A newborn baby discovered buried alive in a clay pot in northern India has recovered and is now thriving, her doctor has said.
She was taken to hospital in a critical condition back in October, weighing just 1.1kg (2.4lb) and suffering from septicaemia and a dangerously low platelet count.
The child is now back to a healthy weight and breathing and platelet counts are normal, her pediatrician Ravi Khanna told the BBC on Thursday.
She is in the custody of child welfare authorities in Bareilly district, in the northern state of Uttar Pradesh, because her parents have not been traced. She will be put up for adoption following a mandatory wait period.
A villager was burying his own daughter, when he discovered the baby. She was taken to the local government hospital, but was later was moved to Dr Khanna’s pediatric hospital, which has superior facilities.

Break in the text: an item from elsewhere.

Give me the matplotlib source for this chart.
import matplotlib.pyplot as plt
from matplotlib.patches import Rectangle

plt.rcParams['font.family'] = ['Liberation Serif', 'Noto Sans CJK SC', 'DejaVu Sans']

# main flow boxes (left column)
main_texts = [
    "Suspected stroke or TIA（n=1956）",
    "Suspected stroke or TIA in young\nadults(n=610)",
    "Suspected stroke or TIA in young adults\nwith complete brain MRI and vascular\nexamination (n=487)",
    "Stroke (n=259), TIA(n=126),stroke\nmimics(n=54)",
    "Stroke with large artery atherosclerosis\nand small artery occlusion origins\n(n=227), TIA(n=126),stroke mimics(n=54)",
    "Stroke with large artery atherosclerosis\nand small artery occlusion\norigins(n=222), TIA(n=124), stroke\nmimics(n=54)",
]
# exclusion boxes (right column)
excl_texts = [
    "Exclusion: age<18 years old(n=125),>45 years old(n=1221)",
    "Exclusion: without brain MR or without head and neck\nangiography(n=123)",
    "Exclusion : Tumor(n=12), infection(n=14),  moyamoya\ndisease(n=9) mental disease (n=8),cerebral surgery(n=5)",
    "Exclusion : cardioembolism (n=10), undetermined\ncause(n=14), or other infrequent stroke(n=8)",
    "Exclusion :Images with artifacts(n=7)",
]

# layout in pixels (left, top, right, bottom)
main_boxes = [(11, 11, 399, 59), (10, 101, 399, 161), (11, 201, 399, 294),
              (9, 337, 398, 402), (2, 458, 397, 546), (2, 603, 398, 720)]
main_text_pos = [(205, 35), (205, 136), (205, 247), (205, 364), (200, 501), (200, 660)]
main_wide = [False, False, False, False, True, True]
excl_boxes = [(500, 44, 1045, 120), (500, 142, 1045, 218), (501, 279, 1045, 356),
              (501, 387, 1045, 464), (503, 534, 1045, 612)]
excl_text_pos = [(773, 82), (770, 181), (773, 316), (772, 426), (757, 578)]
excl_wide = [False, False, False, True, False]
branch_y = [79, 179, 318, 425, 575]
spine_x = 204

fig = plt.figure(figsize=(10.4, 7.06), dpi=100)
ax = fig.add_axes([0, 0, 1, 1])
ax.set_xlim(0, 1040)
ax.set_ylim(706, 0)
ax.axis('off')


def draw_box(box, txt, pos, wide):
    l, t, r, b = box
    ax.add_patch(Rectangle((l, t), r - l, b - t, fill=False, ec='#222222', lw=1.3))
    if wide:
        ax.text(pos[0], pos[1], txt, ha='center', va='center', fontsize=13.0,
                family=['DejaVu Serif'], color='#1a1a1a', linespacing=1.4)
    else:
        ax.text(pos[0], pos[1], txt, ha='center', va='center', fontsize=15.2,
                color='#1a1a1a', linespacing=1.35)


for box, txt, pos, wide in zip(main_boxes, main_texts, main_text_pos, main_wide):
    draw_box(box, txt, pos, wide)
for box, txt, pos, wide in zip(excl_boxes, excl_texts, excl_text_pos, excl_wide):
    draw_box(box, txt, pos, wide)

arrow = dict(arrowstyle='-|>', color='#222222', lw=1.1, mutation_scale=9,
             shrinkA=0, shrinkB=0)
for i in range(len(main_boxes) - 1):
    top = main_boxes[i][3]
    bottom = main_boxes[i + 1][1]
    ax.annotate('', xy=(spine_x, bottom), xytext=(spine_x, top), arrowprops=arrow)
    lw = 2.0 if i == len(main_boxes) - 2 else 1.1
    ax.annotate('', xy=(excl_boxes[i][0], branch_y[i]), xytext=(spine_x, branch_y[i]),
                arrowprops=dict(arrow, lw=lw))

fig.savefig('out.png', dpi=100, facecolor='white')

Doctors concluded she was a premature baby, possibly born at 30 weeks- the newborn appeared visibly shriveled, was hypothermic and had low blood sugar.
Police have lodged a criminal case and are looking for the parents. They believe her parents were complicit in her burial, because no-one came forward to claim her, despite the wide publicity.
India’s gender ratio is one of the worst in the world as women are often discriminated against socially and girls are seen as a financial burden, particularly among poor communities.
Campaigners say a traditional preference for sons has meant millions of female children lost to foeticide and infanticide over the years.